Your instructions:
Find the word "chart" in the listing; pull out each line holding it.

-- START --

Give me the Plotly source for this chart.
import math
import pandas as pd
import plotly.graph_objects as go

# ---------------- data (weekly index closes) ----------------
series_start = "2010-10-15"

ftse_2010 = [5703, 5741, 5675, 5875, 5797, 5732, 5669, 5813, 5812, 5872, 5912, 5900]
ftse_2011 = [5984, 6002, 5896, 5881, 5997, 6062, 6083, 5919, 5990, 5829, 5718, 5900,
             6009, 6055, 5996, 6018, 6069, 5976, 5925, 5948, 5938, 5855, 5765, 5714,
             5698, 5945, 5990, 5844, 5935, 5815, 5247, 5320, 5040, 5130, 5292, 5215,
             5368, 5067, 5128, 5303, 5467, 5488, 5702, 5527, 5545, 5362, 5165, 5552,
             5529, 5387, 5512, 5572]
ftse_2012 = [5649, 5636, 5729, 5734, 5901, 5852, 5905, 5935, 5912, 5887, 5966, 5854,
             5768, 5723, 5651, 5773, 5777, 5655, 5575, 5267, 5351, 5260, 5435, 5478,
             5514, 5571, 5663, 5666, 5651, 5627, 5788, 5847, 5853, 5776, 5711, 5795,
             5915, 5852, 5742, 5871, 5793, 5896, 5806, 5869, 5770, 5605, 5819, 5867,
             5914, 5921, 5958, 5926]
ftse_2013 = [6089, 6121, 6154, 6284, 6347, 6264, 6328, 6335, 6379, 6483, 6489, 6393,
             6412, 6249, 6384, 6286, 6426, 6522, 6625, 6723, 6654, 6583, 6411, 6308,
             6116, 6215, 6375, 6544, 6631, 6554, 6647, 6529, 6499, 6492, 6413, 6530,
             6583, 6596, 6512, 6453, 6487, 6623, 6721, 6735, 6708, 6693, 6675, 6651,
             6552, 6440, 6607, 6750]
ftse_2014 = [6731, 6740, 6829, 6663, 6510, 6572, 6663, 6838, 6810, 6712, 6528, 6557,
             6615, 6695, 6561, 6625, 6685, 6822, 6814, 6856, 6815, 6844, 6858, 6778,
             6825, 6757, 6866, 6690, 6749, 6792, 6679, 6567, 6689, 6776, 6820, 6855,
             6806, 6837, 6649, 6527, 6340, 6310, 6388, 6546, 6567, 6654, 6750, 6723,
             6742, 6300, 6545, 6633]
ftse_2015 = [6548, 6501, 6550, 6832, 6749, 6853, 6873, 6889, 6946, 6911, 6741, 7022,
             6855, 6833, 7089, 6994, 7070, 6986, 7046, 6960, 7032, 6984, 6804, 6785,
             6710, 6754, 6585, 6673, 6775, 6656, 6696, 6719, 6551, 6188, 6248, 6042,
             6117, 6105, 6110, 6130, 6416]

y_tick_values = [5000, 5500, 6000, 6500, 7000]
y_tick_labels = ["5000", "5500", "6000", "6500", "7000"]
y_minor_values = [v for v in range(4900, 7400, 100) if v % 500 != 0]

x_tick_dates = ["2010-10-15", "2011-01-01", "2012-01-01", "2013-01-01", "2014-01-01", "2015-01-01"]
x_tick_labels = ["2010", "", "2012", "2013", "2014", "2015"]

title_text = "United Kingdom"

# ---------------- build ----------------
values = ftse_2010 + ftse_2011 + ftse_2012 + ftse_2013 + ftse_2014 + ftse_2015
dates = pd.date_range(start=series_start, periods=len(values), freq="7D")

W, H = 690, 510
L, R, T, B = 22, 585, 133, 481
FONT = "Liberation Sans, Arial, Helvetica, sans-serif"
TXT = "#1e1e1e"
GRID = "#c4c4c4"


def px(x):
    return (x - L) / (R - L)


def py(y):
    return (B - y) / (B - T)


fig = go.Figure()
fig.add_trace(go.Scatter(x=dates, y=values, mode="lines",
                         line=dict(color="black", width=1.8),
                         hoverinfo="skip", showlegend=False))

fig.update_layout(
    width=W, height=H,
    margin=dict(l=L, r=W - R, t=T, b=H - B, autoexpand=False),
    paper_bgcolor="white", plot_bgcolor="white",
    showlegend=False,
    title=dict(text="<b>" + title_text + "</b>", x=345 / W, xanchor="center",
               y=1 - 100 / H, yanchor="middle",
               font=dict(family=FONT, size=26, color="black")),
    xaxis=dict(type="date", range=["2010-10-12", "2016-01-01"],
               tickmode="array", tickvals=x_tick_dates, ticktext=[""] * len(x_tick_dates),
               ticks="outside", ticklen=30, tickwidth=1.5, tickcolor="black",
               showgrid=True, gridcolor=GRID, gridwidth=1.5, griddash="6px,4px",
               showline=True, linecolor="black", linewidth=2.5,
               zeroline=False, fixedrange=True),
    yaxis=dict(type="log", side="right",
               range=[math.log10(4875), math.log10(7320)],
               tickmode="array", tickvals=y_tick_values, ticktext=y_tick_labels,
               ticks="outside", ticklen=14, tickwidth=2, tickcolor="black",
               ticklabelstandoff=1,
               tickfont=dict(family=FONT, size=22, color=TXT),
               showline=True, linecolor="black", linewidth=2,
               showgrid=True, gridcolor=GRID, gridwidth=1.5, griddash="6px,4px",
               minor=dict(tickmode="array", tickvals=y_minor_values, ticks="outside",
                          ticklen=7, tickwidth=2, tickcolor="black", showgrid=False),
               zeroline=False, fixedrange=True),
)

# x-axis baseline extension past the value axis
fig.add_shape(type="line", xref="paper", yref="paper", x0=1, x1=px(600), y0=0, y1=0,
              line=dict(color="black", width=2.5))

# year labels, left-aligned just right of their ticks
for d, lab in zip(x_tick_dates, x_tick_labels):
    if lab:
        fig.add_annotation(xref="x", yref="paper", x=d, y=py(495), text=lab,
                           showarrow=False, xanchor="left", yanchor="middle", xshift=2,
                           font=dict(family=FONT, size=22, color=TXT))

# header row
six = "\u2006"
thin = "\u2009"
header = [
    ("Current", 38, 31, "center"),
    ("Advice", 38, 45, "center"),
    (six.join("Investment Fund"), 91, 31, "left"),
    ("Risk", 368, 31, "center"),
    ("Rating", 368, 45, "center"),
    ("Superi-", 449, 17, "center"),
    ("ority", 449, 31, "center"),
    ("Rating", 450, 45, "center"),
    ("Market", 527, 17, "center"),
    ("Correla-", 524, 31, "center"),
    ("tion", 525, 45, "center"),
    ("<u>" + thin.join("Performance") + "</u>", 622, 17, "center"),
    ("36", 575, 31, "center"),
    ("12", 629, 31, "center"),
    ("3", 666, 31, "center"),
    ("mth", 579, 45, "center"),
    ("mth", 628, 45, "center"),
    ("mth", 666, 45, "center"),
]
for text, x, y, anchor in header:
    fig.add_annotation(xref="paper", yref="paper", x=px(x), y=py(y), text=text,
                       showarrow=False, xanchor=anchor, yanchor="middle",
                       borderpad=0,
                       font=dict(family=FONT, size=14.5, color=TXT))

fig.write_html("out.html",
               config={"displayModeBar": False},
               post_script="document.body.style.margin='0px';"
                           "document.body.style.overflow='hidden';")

-- END --

Task output:
Give me the Plotly source for this chart.

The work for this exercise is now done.